Every line of the material is to be repeated exactly as it stands.

▼

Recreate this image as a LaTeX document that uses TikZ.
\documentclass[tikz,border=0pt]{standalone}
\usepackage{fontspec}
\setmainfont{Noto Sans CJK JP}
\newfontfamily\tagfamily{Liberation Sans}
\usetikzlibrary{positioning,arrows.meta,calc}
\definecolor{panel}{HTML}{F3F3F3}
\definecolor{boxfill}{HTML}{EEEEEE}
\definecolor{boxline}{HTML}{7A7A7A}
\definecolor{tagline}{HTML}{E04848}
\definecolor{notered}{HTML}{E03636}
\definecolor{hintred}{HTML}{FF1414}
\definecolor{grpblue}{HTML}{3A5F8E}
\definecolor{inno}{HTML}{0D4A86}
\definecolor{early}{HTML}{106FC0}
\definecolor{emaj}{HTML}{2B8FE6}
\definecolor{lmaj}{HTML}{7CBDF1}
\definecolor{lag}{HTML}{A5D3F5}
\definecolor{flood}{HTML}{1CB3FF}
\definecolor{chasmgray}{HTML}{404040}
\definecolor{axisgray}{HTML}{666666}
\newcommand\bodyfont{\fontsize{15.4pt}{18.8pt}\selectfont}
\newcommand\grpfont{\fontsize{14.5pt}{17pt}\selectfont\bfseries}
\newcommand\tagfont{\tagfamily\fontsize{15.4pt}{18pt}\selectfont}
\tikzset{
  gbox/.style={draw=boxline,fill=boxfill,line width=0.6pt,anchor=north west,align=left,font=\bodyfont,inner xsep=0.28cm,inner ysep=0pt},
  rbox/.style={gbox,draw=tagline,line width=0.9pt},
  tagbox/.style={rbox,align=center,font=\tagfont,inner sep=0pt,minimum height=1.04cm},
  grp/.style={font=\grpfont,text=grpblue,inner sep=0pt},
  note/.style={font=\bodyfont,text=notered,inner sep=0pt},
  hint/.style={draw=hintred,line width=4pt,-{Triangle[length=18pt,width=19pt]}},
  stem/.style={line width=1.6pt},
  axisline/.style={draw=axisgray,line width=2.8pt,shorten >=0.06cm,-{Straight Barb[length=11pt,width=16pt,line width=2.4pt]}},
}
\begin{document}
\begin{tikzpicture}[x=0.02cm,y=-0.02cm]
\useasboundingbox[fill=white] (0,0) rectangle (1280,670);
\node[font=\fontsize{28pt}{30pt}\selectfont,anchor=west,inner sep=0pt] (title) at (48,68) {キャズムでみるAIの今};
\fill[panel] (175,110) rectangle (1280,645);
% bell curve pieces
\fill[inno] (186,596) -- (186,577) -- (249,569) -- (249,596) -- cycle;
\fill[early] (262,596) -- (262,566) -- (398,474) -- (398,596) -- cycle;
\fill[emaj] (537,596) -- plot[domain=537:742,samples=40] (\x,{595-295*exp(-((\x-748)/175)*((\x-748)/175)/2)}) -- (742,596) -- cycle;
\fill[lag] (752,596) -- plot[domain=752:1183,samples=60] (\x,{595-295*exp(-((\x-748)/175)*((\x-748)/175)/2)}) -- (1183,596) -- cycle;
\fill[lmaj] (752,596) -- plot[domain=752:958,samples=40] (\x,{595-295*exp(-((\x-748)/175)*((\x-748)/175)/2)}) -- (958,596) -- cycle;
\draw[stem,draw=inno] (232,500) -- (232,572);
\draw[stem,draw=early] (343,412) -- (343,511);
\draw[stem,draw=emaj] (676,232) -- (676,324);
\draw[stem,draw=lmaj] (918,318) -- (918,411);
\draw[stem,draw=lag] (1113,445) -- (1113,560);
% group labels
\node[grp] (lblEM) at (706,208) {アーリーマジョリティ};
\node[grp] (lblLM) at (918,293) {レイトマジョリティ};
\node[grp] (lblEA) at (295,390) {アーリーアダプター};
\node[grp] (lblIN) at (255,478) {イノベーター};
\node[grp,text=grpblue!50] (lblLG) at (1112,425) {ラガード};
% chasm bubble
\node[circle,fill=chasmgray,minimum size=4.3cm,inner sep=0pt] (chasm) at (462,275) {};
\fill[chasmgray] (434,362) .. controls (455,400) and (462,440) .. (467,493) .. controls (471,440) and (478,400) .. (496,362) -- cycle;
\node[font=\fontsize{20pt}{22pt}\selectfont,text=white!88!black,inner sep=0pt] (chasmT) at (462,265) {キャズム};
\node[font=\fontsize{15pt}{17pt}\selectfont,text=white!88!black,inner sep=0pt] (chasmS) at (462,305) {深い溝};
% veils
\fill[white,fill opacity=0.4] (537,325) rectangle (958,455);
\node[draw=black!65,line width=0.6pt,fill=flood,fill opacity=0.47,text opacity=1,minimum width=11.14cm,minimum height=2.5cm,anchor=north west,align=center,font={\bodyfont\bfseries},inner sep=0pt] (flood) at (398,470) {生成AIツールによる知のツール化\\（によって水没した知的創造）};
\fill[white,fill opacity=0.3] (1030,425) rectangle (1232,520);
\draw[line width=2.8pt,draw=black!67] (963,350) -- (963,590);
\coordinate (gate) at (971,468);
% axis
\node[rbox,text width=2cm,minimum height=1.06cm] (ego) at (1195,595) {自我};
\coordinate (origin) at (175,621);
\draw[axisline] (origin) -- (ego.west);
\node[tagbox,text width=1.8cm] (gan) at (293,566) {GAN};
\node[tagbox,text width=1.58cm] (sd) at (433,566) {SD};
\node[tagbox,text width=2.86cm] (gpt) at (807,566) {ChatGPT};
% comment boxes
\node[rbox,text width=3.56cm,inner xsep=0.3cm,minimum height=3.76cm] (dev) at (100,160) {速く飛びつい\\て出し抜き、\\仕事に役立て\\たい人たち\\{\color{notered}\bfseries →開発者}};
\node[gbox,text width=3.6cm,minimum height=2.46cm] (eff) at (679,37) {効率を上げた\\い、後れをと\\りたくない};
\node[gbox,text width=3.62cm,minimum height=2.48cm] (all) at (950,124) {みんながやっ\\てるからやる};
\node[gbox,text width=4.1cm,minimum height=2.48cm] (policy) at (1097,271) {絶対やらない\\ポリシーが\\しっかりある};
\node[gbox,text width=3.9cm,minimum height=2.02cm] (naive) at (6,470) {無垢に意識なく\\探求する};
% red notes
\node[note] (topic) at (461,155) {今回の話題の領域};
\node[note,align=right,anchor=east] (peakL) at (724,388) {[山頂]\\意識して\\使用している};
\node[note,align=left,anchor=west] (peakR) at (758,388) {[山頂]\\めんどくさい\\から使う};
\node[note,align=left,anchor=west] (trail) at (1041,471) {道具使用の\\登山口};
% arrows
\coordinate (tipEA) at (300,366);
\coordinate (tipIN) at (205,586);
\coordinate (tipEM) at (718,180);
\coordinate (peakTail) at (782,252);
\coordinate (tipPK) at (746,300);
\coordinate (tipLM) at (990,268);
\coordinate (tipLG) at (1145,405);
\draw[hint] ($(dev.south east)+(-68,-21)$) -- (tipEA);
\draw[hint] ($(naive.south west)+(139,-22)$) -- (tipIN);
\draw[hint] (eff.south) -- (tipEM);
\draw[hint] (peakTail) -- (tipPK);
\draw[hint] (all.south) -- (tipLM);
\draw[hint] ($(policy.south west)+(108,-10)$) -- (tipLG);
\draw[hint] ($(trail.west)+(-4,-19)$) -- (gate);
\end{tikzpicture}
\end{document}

▲

### The response:
Recreate this image as a LaTeX document that uses TikZ.
\documentclass[tikz,border=0pt]{standalone}
\usepackage{fontspec}
\setmainfont{Noto Sans CJK JP}
\newfontfamily\tagfamily{Liberation Sans}
\usetikzlibrary{positioning,arrows.meta,calc}
\definecolor{panel}{HTML}{F3F3F3}
\definecolor{boxfill}{HTML}{EEEEEE}
\definecolor{boxline}{HTML}{7A7A7A}
\definecolor{tagline}{HTML}{E04848}
\definecolor{notered}{HTML}{E03636}
\definecolor{hintred}{HTML}{FF1414}
\definecolor{grpblue}{HTML}{3A5F8E}
\definecolor{inno}{HTML}{0D4A86}
\definecolor{early}{HTML}{106FC0}
\definecolor{emaj}{HTML}{2B8FE6}
\definecolor{lmaj}{HTML}{7CBDF1}
\definecolor{lag}{HTML}{A5D3F5}
\definecolor{flood}{HTML}{1CB3FF}
\definecolor{chasmgray}{HTML}{404040}
\definecolor{axisgray}{HTML}{666666}
\newcommand\bodyfont{\fontsize{15.4pt}{18.8pt}\selectfont}
\newcommand\grpfont{\fontsize{14.5pt}{17pt}\selectfont\bfseries}
\newcommand\tagfont{\tagfamily\fontsize{15.4pt}{18pt}\selectfont}
\tikzset{
  gbox/.style={draw=boxline,fill=boxfill,line width=0.6pt,anchor=north west,align=left,font=\bodyfont,inner xsep=0.28cm,inner ysep=0pt},
  rbox/.style={gbox,draw=tagline,line width=0.9pt},
  tagbox/.style={rbox,align=center,font=\tagfont,inner sep=0pt,minimum height=1.04cm},
  grp/.style={font=\grpfont,text=grpblue,inner sep=0pt},
  note/.style={font=\bodyfont,text=notered,inner sep=0pt},
  hint/.style={draw=hintred,line width=4pt,-{Triangle[length=18pt,width=19pt]}},
  stem/.style={line width=1.6pt},
  axisline/.style={draw=axisgray,line width=2.8pt,shorten >=0.06cm,-{Straight Barb[length=11pt,width=16pt,line width=2.4pt]}},
}
\begin{document}
\begin{tikzpicture}[x=0.02cm,y=-0.02cm]
\useasboundingbox[fill=white] (0,0) rectangle (1280,670);
\node[font=\fontsize{28pt}{30pt}\selectfont,anchor=west,inner sep=0pt] (title) at (48,68) {キャズムでみるAIの今};
\fill[panel] (175,110) rectangle (1280,645);
% bell curve pieces
\fill[inno] (186,596) -- (186,577) -- (249,569) -- (249,596) -- cycle;
\fill[early] (262,596) -- (262,566) -- (398,474) -- (398,596) -- cycle;
\fill[emaj] (537,596) -- plot[domain=537:742,samples=40] (\x,{595-295*exp(-((\x-748)/175)*((\x-748)/175)/2)}) -- (742,596) -- cycle;
\fill[lag] (752,596) -- plot[domain=752:1183,samples=60] (\x,{595-295*exp(-((\x-748)/175)*((\x-748)/175)/2)}) -- (1183,596) -- cycle;
\fill[lmaj] (752,596) -- plot[domain=752:958,samples=40] (\x,{595-295*exp(-((\x-748)/175)*((\x-748)/175)/2)}) -- (958,596) -- cycle;
\draw[stem,draw=inno] (232,500) -- (232,572);
\draw[stem,draw=early] (343,412) -- (343,511);
\draw[stem,draw=emaj] (676,232) -- (676,324);
\draw[stem,draw=lmaj] (918,318) -- (918,411);
\draw[stem,draw=lag] (1113,445) -- (1113,560);
% group labels
\node[grp] (lblEM) at (706,208) {アーリーマジョリティ};
\node[grp] (lblLM) at (918,293) {レイトマジョリティ};
\node[grp] (lblEA) at (295,390) {アーリーアダプター};
\node[grp] (lblIN) at (255,478) {イノベーター};
\node[grp,text=grpblue!50] (lblLG) at (1112,425) {ラガード};
% chasm bubble
\node[circle,fill=chasmgray,minimum size=4.3cm,inner sep=0pt] (chasm) at (462,275) {};
\fill[chasmgray] (434,362) .. controls (455,400) and (462,440) .. (467,493) .. controls (471,440) and (478,400) .. (496,362) -- cycle;
\node[font=\fontsize{20pt}{22pt}\selectfont,text=white!88!black,inner sep=0pt] (chasmT) at (462,265) {キャズム};
\node[font=\fontsize{15pt}{17pt}\selectfont,text=white!88!black,inner sep=0pt] (chasmS) at (462,305) {深い溝};
% veils
\fill[white,fill opacity=0.4] (537,325) rectangle (958,455);
\node[draw=black!65,line width=0.6pt,fill=flood,fill opacity=0.47,text opacity=1,minimum width=11.14cm,minimum height=2.5cm,anchor=north west,align=center,font={\bodyfont\bfseries},inner sep=0pt] (flood) at (398,470) {生成AIツールによる知のツール化\\（によって水没した知的創造）};
\fill[white,fill opacity=0.3] (1030,425) rectangle (1232,520);
\draw[line width=2.8pt,draw=black!67] (963,350) -- (963,590);
\coordinate (gate) at (971,468);
% axis
\node[rbox,text width=2cm,minimum height=1.06cm] (ego) at (1195,595) {自我};
\coordinate (origin) at (175,621);
\draw[axisline] (origin) -- (ego.west);
\node[tagbox,text width=1.8cm] (gan) at (293,566) {GAN};
\node[tagbox,text width=1.58cm] (sd) at (433,566) {SD};
\node[tagbox,text width=2.86cm] (gpt) at (807,566) {ChatGPT};
% comment boxes
\node[rbox,text width=3.56cm,inner xsep=0.3cm,minimum height=3.76cm] (dev) at (100,160) {速く飛びつい\\て出し抜き、\\仕事に役立て\\たい人たち\\{\color{notered}\bfseries →開発者}};
\node[gbox,text width=3.6cm,minimum height=2.46cm] (eff) at (679,37) {効率を上げた\\い、後れをと\\りたくない};
\node[gbox,text width=3.62cm,minimum height=2.48cm] (all) at (950,124) {みんながやっ\\てるからやる};
\node[gbox,text width=4.1cm,minimum height=2.48cm] (policy) at (1097,271) {絶対やらない\\ポリシーが\\しっかりある};
\node[gbox,text width=3.9cm,minimum height=2.02cm] (naive) at (6,470) {無垢に意識なく\\探求する};
% red notes
\node[note] (topic) at (461,155) {今回の話題の領域};
\node[note,align=right,anchor=east] (peakL) at (724,388) {[山頂]\\意識して\\使用している};
\node[note,align=left,anchor=west] (peakR) at (758,388) {[山頂]\\めんどくさい\\から使う};
\node[note,align=left,anchor=west] (trail) at (1041,471) {道具使用の\\登山口};
% arrows
\coordinate (tipEA) at (300,366);
\coordinate (tipIN) at (205,586);
\coordinate (tipEM) at (718,180);
\coordinate (peakTail) at (782,252);
\coordinate (tipPK) at (746,300);
\coordinate (tipLM) at (990,268);
\coordinate (tipLG) at (1145,405);
\draw[hint] ($(dev.south east)+(-68,-21)$) -- (tipEA);
\draw[hint] ($(naive.south west)+(139,-22)$) -- (tipIN);
\draw[hint] (eff.south) -- (tipEM);
\draw[hint] (peakTail) -- (tipPK);
\draw[hint] (all.south) -- (tipLM);
\draw[hint] ($(policy.south west)+(108,-10)$) -- (tipLG);
\draw[hint] ($(trail.west)+(-4,-19)$) -- (gate);
\end{tikzpicture}
\end{document}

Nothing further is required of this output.